To calculate the land transfer tax when buying a home, we recommend you use an online calculator or confirm with your realtor.
Adjustment Costs – Upon closing, there will be adjustments costs that may overlap with the seller. For example, the seller may have already paid or prepaid property tax, hydro, maintenance costs, etc. In this case, the seller would receive credits on the closing date to cover these payments. Ask your lawyer if there are any adjustment costs.
New Build – If you’re buying a home that’s a new build, keep in mind that you may be forced to pay HST on top of the purchase price. Make sure you ask if the GST/HST is included in the purchase price.
Home Appraisal Fee – As part of the pre-approval process, mortgage brokers may require you to do a home appraisal on the property that youre looking to purchase. Appraisal fees vary from $300 to $500.
Home Inspection Fee – When buying a home, ask your Realtor if its necessary to include a home inspection clause.

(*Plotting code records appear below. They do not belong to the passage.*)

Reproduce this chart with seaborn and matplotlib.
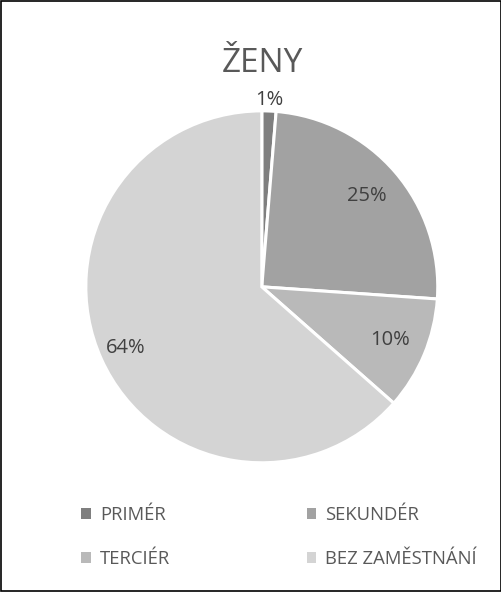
import matplotlib
matplotlib.use('Agg')
import matplotlib.pyplot as plt
from matplotlib.patches import Patch
import numpy as np
import seaborn as sns

# Data (women by education level)
categories = ['PRIMÉR', 'SEKUNDÉR', 'TERCIÉR', 'BEZ ZAMĚSTNÁNÍ']
shares = [1.3, 24.8, 10.4, 63.5]
pct_labels = ['1%', '25%', '10%', '64%']
colors = ['#7f7f7f', '#a2a2a2', '#b9b9b9', '#d4d4d4']

sns.set_theme(style='white')
plt.rcParams['font.family'] = ['Open Sans', 'DejaVu Sans']

fig = plt.figure(figsize=(5.02, 5.92), dpi=100)
ax = fig.add_axes([0.171, 0.218, 0.701, 0.595])

wedges, _ = ax.pie(shares, colors=colors, startangle=90, counterclock=False,
                   wedgeprops=dict(edgecolor='white', linewidth=2.2))
ax.set_xlim(-1, 1)
ax.set_ylim(-1, 1)
ax.set_aspect('equal')

# percentage labels
dists = [1.065, 0.79, 0.79, 0.85]
for w, lab, d in zip(wedges, pct_labels, dists):
    ang = np.deg2rad((w.theta1 + w.theta2) / 2)
    ax.text(d * np.cos(ang), d * np.sin(ang), lab, ha='center', va='center',
            fontsize=14.5, color='#404040')

fig.text(0.522, 0.893, 'ŽENY', ha='center', va='center', fontsize=24, color='#595959')

# legend filled row by row like the original (matplotlib fills columns)
order = [0, 2, 1, 3]
handles = [Patch(facecolor=colors[i], edgecolor='none') for i in order]
fig.legend(handles, [categories[i] for i in order], loc='center left',
           bbox_to_anchor=(0.162, 0.093), ncol=2, frameon=False, fontsize=13.3,
           labelcolor='#595959', handlelength=0.5, handleheight=0.5,
           handletextpad=0.5, columnspacing=7.4, labelspacing=1.4,
           borderpad=0, borderaxespad=0)

fig.patches.append(plt.Rectangle((0.001, 0.001), 0.997, 0.997, transform=fig.transFigure,
                                 fill=False, edgecolor='black', linewidth=1.2))

fig.savefig('out.png', dpi=100, facecolor='white')
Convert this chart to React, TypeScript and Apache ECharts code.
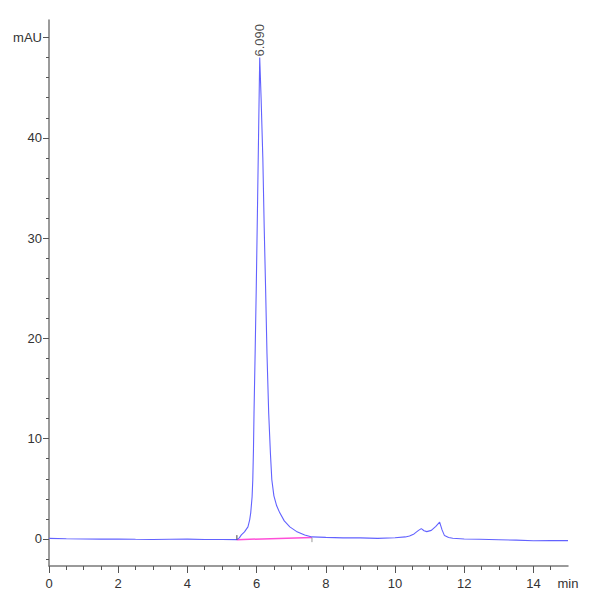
import { useEffect, useRef } from 'react';
import * as echarts from 'echarts';

// retention time (min) / absorbance (mAU)
const traceTimes = [
  0, 0.5, 1, 1.5, 2, 2.5, 3, 3.5, 4, 4.5, 5, 5.43,
  5.5, 5.56, 5.65, 5.75, 5.8, 5.83, 5.87, 5.89, 5.91, 5.925, 5.96, 5.99, 6.03, 6.06, 6.09,
  6.13, 6.18, 6.22, 6.26, 6.3, 6.35, 6.4, 6.44, 6.5, 6.58, 6.67, 6.8, 6.96, 7.15, 7.39, 7.6,
  8, 8.5, 9, 9.5, 10, 10.3, 10.42, 10.55, 10.68, 10.76, 10.84, 10.92, 11.05, 11.18, 11.29,
  11.36, 11.43, 11.55, 11.67, 12, 12.44, 13, 13.5, 14, 14.5, 15,
];
const traceValues = [
  0.05, 0.02, 0, -0.02, 0, -0.03, -0.05, -0.03, -0.02, -0.05, -0.05, -0.07,
  0.1, 0.4, 0.7, 1.2, 1.9, 2.6, 4.2, 5.9, 9, 12.5, 19, 25, 34, 41, 48.0,
  44, 38, 31, 25, 18.5, 12.5, 8.5, 5.9, 4.3, 3.3, 2.6, 1.8, 1.2, 0.75, 0.4, 0.2,
  0.15, 0.1, 0.1, 0.05, 0.12, 0.2, 0.3, 0.5, 0.85, 1.03, 0.82, 0.73, 0.85, 1.25, 1.67,
  0.9, 0.33, 0.15, 0.07, 0, -0.03, -0.08, -0.12, -0.18, -0.15, -0.17,
];

// integration baseline of the main peak
const baselineStart = [5.43, -0.07];
const baselineEnd = [7.6, 0.13];

const peakTimes = [6.09];
const peakHeights = [48.0];
const peakLabels = ['6.090'];

const xMajorTicks = [0, 2, 4, 6, 8, 10, 12, 14];
const xLabelValues = [0, 2, 4, 6, 8, 10, 12, 14, 15];
const xMinorTicks = [0.5, 1, 1.5, 2.5, 3, 3.5, 4.5, 5, 5.5, 6.5, 7, 7.5, 8.5, 9, 9.5, 10.5, 11, 11.5, 12.5, 13, 13.5, 14.5];
const yMajorTicks = [0, 10, 20, 30, 40, 50];
const yMinorTicks = [-2, 2, 4, 6, 8, 12, 14, 16, 18, 22, 24, 26, 28, 32, 34, 36, 38, 42, 44, 46, 48];

const FONT = "'Liberation Sans Narrow', 'Liberation Sans', Arial, sans-serif";

const App = () => {
  const chartRef = useRef<HTMLDivElement>(null);

  useEffect(() => {
    if (!chartRef.current) return;
    const chart = echarts.init(chartRef.current, null, { renderer: 'svg' });

    const axisColor = '#7a7a7a';
    const tickColor = '#555';
    const labelStyle = { color: '#333', fontSize: 13, fontFamily: FONT };
    const rect = { left: 49, right: 32, top: 20, bottom: 34 };

    chart.setOption({
      animation: false,
      backgroundColor: '#fff',
      // second grid, same rectangle, only carries the minor ticks
      grid: [rect, rect],
      xAxis: [
        {
          type: 'value',
          gridIndex: 0,
          min: 0,
          max: 15,
          axisLine: { show: true, onZero: false, lineStyle: { color: axisColor, width: 1.5 } },
          axisTick: { show: true, length: 7, customValues: xMajorTicks, lineStyle: { color: tickColor } },
          axisLabel: {
            ...labelStyle,
            margin: 11,
            customValues: xLabelValues,
            formatter: (v: number) => (v === 15 ? 'min' : String(v)),
          },
          splitLine: { show: false },
        },
        {
          type: 'value',
          gridIndex: 1,
          min: 0,
          max: 15,
          position: 'bottom',
          axisLine: { show: false, onZero: false },
          axisTick: { show: true, length: 4, customValues: xMinorTicks, lineStyle: { color: tickColor } },
          axisLabel: { show: false },
          splitLine: { show: false },
        },
      ],
      yAxis: [
        {
          type: 'value',
          gridIndex: 0,
          min: -2.7,
          max: 51.75,
          axisLine: { show: true, onZero: false, lineStyle: { color: axisColor, width: 1.5 } },
          axisTick: { show: true, length: 6, customValues: yMajorTicks, lineStyle: { color: tickColor } },
          axisLabel: {
            ...labelStyle,
            margin: 7,
            customValues: yMajorTicks,
            formatter: (v: number) => (v === 50 ? 'mAU' : String(v)),
          },
          splitLine: { show: false },
        },
        {
          type: 'value',
          gridIndex: 1,
          min: -2.7,
          max: 51.75,
          position: 'left',
          axisLine: { show: false, onZero: false },
          axisTick: { show: true, length: 3, customValues: yMinorTicks, lineStyle: { color: tickColor } },
          axisLabel: { show: false },
          splitLine: { show: false },
        },
      ],
      series: [
        {
          type: 'line',
          data: [baselineStart, baselineEnd],
          symbol: 'none',
          lineStyle: { color: '#ff4fd8', width: 1.5 },
          z: 3,
        },
        {
          type: 'line',
          data: traceTimes.map((t, i) => [t, traceValues[i]]),
          symbol: 'none',
          lineStyle: { color: '#6262ff', width: 1.1 },
          z: 4,
        },
        {
          type: 'line',
          data: [baselineStart, [baselineStart[0], baselineStart[1] + 0.45]],
          symbol: 'none',
          lineStyle: { color: '#444', width: 1 },
          z: 5,
        },
        {
          type: 'line',
          data: [baselineEnd, [baselineEnd[0], baselineEnd[1] - 0.45]],
          symbol: 'none',
          lineStyle: { color: '#999', width: 1 },
          z: 5,
        },
        {
          type: 'scatter',
          data: peakTimes.map((t, i) => ({ value: [t, peakHeights[i]], name: peakLabels[i] })),
          symbolSize: 0,
          label: {
            show: true,
            position: 'top',
            distance: 1,
            rotate: 90,
            align: 'left',
            verticalAlign: 'middle',
            formatter: (p: any) => p.name,
            color: '#222',
            fontSize: 13,
            fontFamily: FONT,
          },
          z: 6,
        },
      ],
    });

    return () => {
      chart.dispose();
    };
  }, []);

  return (
    <div
      ref={chartRef}
      style={{ position: 'absolute', left: 0, top: 0, width: 600, height: 600 }}
    />
  );
};

export default App;
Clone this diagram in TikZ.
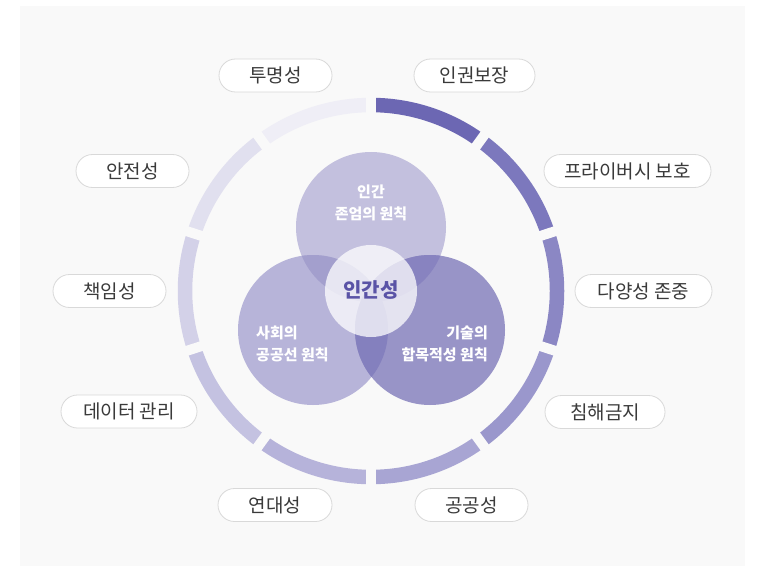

It’s recommended that the clause is added when you want to inspect the home’s electrical, plumbing, foundation or roofing structure in detail.
Moving Costs – be aware of any moving and storage costs.
Tax Credits for Home Buyers
When buying a home, tax credits are offered to Canadians at the provincial or federal level.
First Time Home Buyers Amount – If you’re buying a home for the first time, the government is offering you a total tax rebate of $750 which may not seem like a lot but every little amount adds up.
Land Transfer Tax Rebate – In certain cities and municipalities, you may get a rebate on the land transfer tax if you’re a first time home buyer.
GST/HST – If you paid GST or HST when you bought your home, you may be eligible for a rebate.
Moving Expenses – If your purchase of a home caused you to move, you may be able to deduct eligible expenses associated with the move. Speak to your accountant to see if you qualify.
Buying a home is the biggest purchase of your life. Its important to do your homework and prepare ahead of time. Follow a budget, save as much as you can by taking advantage of tax-deferring investment vehicles and make sure that you establish connections with a reputable mortgage broker, realtor and lawyer.